Your task is to repeat all of the data exactly while excluding the pictures.

> [Collected material]:

— Begin —

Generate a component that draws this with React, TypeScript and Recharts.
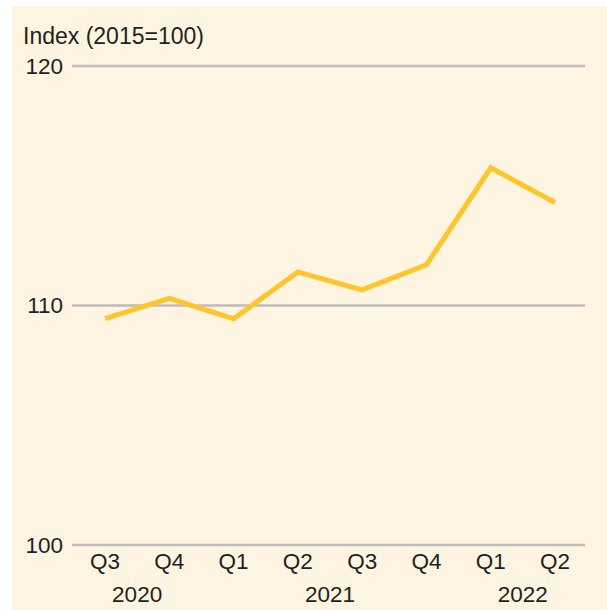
import React from 'react';
import { LineChart, Line, XAxis, YAxis, CartesianGrid } from 'recharts';

const quarters = ['Q3', 'Q4', 'Q1', 'Q2', 'Q3', 'Q4', 'Q1', 'Q2'];
const years = ['2020', '2020', '2021', '2021', '2021', '2021', '2022', '2022'];
const indexValues = [109.45, 110.3, 109.45, 111.4, 110.65, 111.7, 115.75, 114.3];
const yTicks = [100, 110, 120];

const FONT = '"Liberation Sans", Arial, sans-serif';
const TEXT = '#231F20';
const BG = '#FEF4E2';

const data = quarters.map((q, i) => ({ i, quarter: q, year: years[i], value: indexValues[i] }));

// each year label sits at the middle of its quarters
const yearNames = Array.from(new Set(years));
const yearCenters = yearNames.map((y) => {
    const idx = data.filter((d) => d.year === y).map((d) => d.i);
    return idx.reduce((a, b) => a + b, 0) / idx.length;
});
const yearLabel = (v: number) => yearNames[yearCenters.indexOf(v)] ?? '';

const tickStyle = { fill: TEXT, fontSize: 22.5, fontFamily: FONT };

const App: React.FC = () => {
    return (
        <div style={{ position: 'absolute', left: 0, top: 0, width: 607, height: 610, background: '#fff' }}>
            <div style={{ position: 'absolute', left: 12, top: 6, width: 595, height: 604, background: BG }}>
                <div
                    style={{
                        position: 'absolute',
                        left: 11,
                        top: 19,
                        fontFamily: FONT,
                        fontSize: 23,
                        color: TEXT,
                        lineHeight: '23px',
                        whiteSpace: 'nowrap',
                    }}
                >
                    Index (2015=100)
                </div>
                <LineChart
                    width={595}
                    height={604}
                    data={data}
                    margin={{ top: 60, right: 22, left: 0, bottom: 0 }}
                >
                    <CartesianGrid vertical={false} stroke="#BDBDBD" strokeWidth={2.5} />
                    <XAxis
                        dataKey="quarter"
                        interval={0}
                        axisLine={false}
                        tickLine={false}
                        height={33}
                        padding={{ left: 33, right: 30 }}
                        tick={tickStyle}
                    />
                    <XAxis
                        xAxisId="year"
                        dataKey="i"
                        type="number"
                        domain={[0, quarters.length - 1]}
                        ticks={yearCenters}
                        tickFormatter={yearLabel}
                        axisLine={false}
                        tickLine={false}
                        height={32}
                        padding={{ left: 33, right: 30 }}
                        tick={tickStyle}
                    />
                    <YAxis
                        domain={[100, 120]}
                        ticks={yTicks}
                        axisLine={false}
                        tickLine={false}
                        width={60}
                        tickMargin={3}
                        tick={tickStyle}
                    />
                    <Line
                        type="linear"
                        dataKey="value"
                        stroke="#FFC52B"
                        strokeWidth={5}
                        strokeLinejoin="miter"
                        strokeLinecap="butt"
                        dot={false}
                        activeDot={false}
                        isAnimationActive={false}
                    />
                </LineChart>
            </div>
        </div>
    );
};

export default App;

— End —

> [Answer below]:
Generate a component that draws this with React, TypeScript and Recharts.
import React from 'react';
import { LineChart, Line, XAxis, YAxis, CartesianGrid } from 'recharts';

const quarters = ['Q3', 'Q4', 'Q1', 'Q2', 'Q3', 'Q4', 'Q1', 'Q2'];
const years = ['2020', '2020', '2021', '2021', '2021', '2021', '2022', '2022'];
const indexValues = [109.45, 110.3, 109.45, 111.4, 110.65, 111.7, 115.75, 114.3];
const yTicks = [100, 110, 120];

const FONT = '"Liberation Sans", Arial, sans-serif';
const TEXT = '#231F20';
const BG = '#FEF4E2';

const data = quarters.map((q, i) => ({ i, quarter: q, year: years[i], value: indexValues[i] }));

// each year label sits at the middle of its quarters
const yearNames = Array.from(new Set(years));
const yearCenters = yearNames.map((y) => {
    const idx = data.filter((d) => d.year === y).map((d) => d.i);
    return idx.reduce((a, b) => a + b, 0) / idx.length;
});
const yearLabel = (v: number) => yearNames[yearCenters.indexOf(v)] ?? '';

const tickStyle = { fill: TEXT, fontSize: 22.5, fontFamily: FONT };

const App: React.FC = () => {
    return (
        <div style={{ position: 'absolute', left: 0, top: 0, width: 607, height: 610, background: '#fff' }}>
            <div style={{ position: 'absolute', left: 12, top: 6, width: 595, height: 604, background: BG }}>
                <div
                    style={{
                        position: 'absolute',
                        left: 11,
                        top: 19,
                        fontFamily: FONT,
                        fontSize: 23,
                        color: TEXT,
                        lineHeight: '23px',
                        whiteSpace: 'nowrap',
                    }}
                >
                    Index (2015=100)
                </div>
                <LineChart
                    width={595}
                    height={604}
                    data={data}
                    margin={{ top: 60, right: 22, left: 0, bottom: 0 }}
                >
                    <CartesianGrid vertical={false} stroke="#BDBDBD" strokeWidth={2.5} />
                    <XAxis
                        dataKey="quarter"
                        interval={0}
                        axisLine={false}
                        tickLine={false}
                        height={33}
                        padding={{ left: 33, right: 30 }}
                        tick={tickStyle}
                    />
                    <XAxis
                        xAxisId="year"
                        dataKey="i"
                        type="number"
                        domain={[0, quarters.length - 1]}
                        ticks={yearCenters}
                        tickFormatter={yearLabel}
                        axisLine={false}
                        tickLine={false}
                        height={32}
                        padding={{ left: 33, right: 30 }}
                        tick={tickStyle}
                    />
                    <YAxis
                        domain={[100, 120]}
                        ticks={yTicks}
                        axisLine={false}
                        tickLine={false}
                        width={60}
                        tickMargin={3}
                        tick={tickStyle}
                    />
                    <Line
                        type="linear"
                        dataKey="value"
                        stroke="#FFC52B"
                        strokeWidth={5}
                        strokeLinejoin="miter"
                        strokeLinecap="butt"
                        dot={false}
                        activeDot={false}
                        isAnimationActive={false}
                    />
                </LineChart>
            </div>
        </div>
    );
};

export default App;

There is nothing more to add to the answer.